Sin una formación en la Fe, la Esperanza y la Caridad, en el alma de adolescentes y jóvenes se crea un gran vacío, el cual es cubierto por una excesiva preocupación por sí mismo. Sin vida interior, sin ninguna piedad, el muchacho se pierde un actividades exteriores y dispersas. Sin metas espirituales, sólo se persiguen objetivos materiales. Así los jóvenes se disponen rápido para la vida floja, y se vuelven lentos para la exigencia y la disciplina. Por más que quieran cubrir su vida de jolgorio y gritería, en el fondo sus almas viven empañadas por cierta tristeza, que es fruto amargo de una vida sin metas altas ni exigencias.
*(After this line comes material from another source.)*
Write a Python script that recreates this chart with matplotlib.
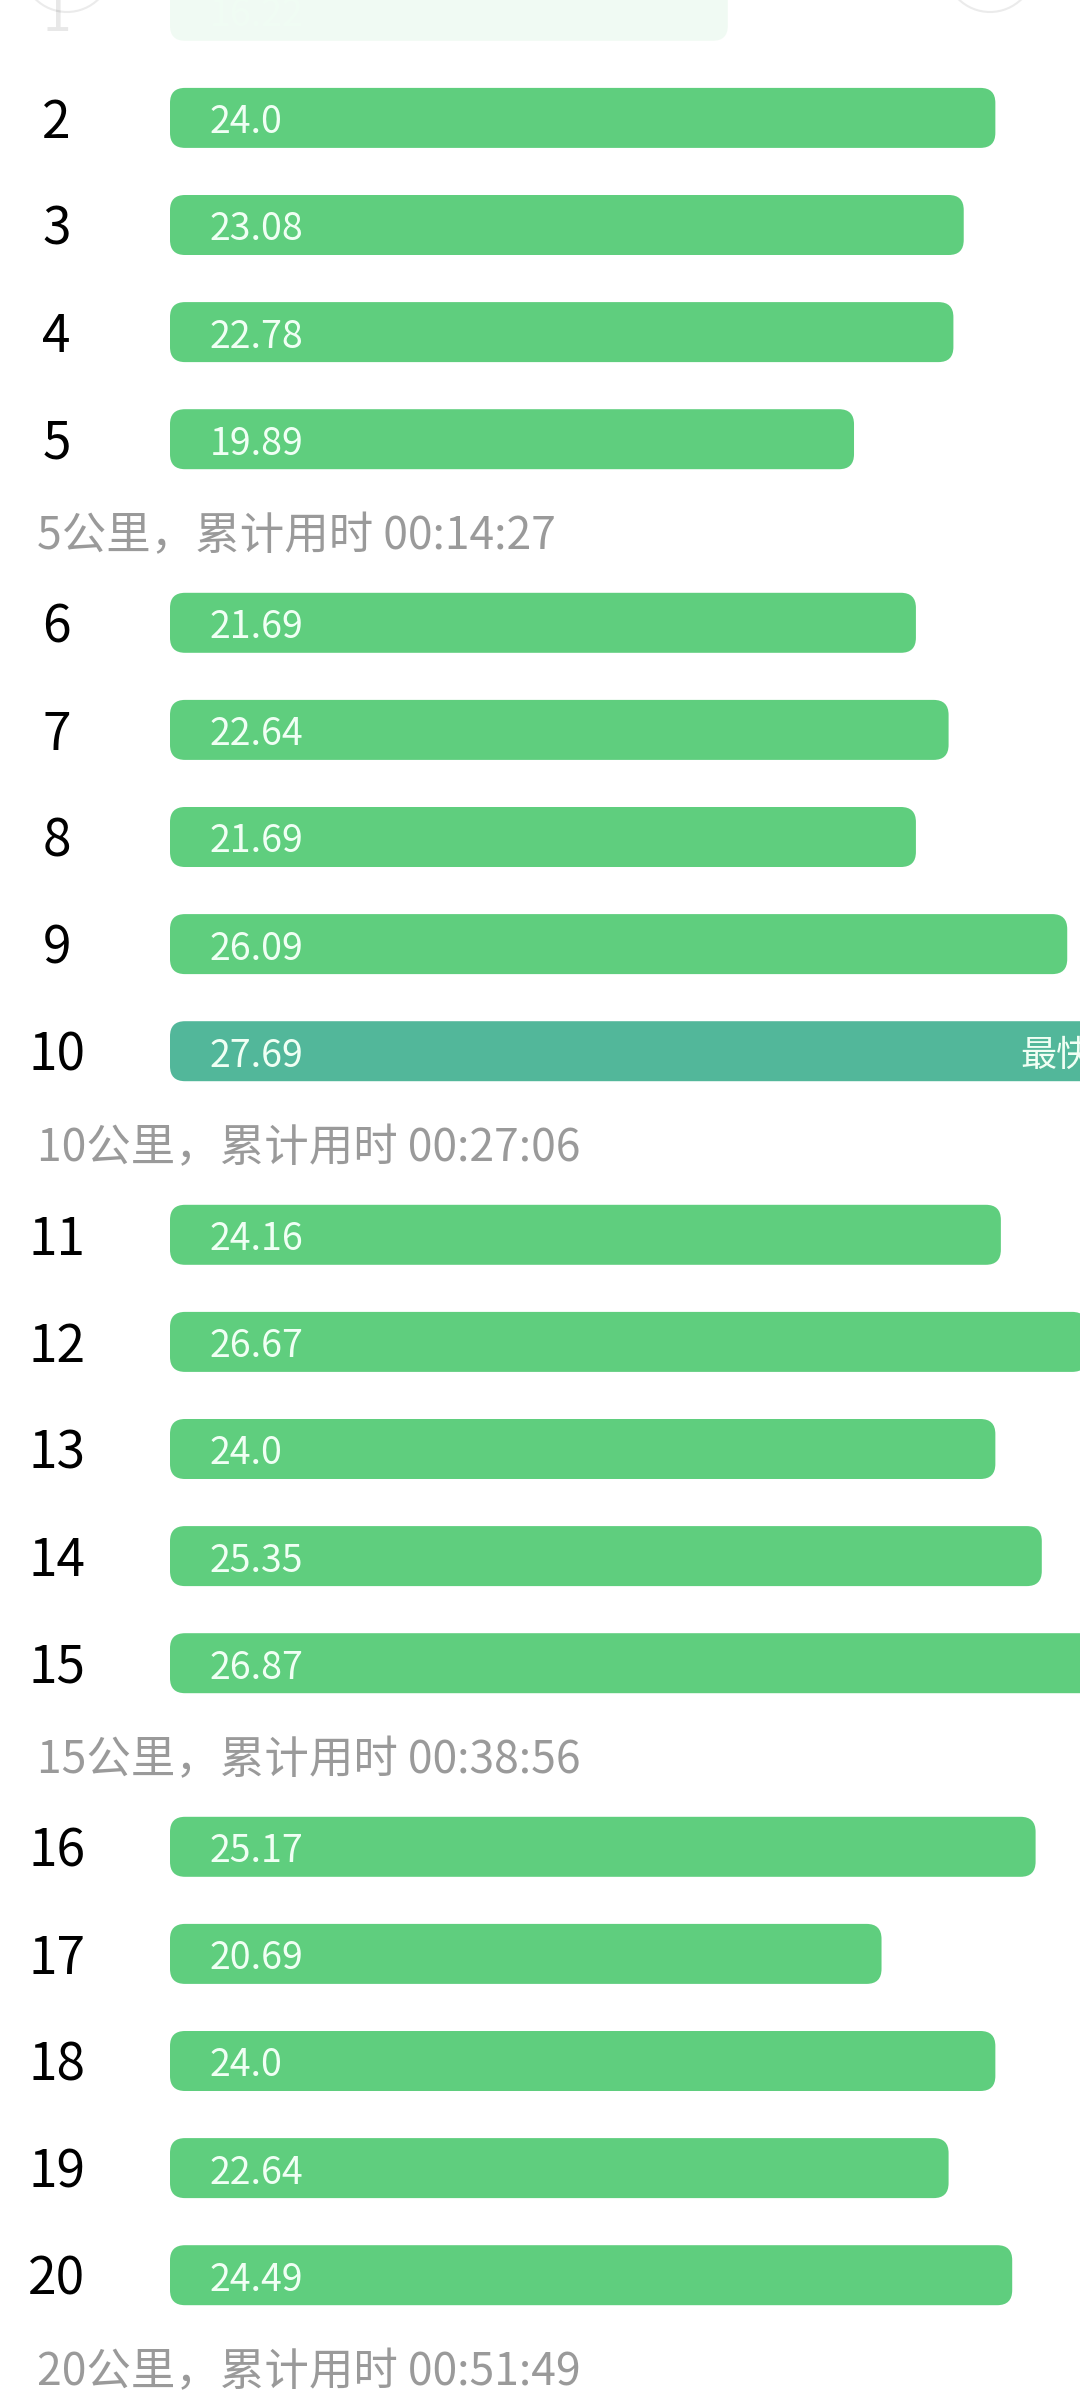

El mundo nos invita a la mediocridad espiritual y Cristo llama a combatir por la santidad a todos los bautizados: «Esfuércense por entrar por la puerta estrecha». Su llamado es a ser audaces, iracundos y alegres. Audaces, es decir, capaces de acometer, de resistir y soportar, superando temores y obstáculos, movidos siempre por la búsqueda de victoria; orando y peleando en medio de las dificultades. Iracundos sin desdeñar la mansedumbre de Jesús, sino con esa energía constructiva para alcanzar un bien arduo; con la indignación y el enojo ante la corrupción, el caos y la deformación de la Verdad; y alegres porque la Esposa de Cristo no puede estar triste, ya que vive sintiendo cerca el Paraíso. Quienes combaten por entrar por la puerta estrecha viven alegres por saber que con ellos combate el Señor de las Ejércitos, el que dio su vida en la Cruz para abrirnos las puertas de la eternidad.
¡Ánimo católicos! A resistir con audacia, santa ira y profunda alegría.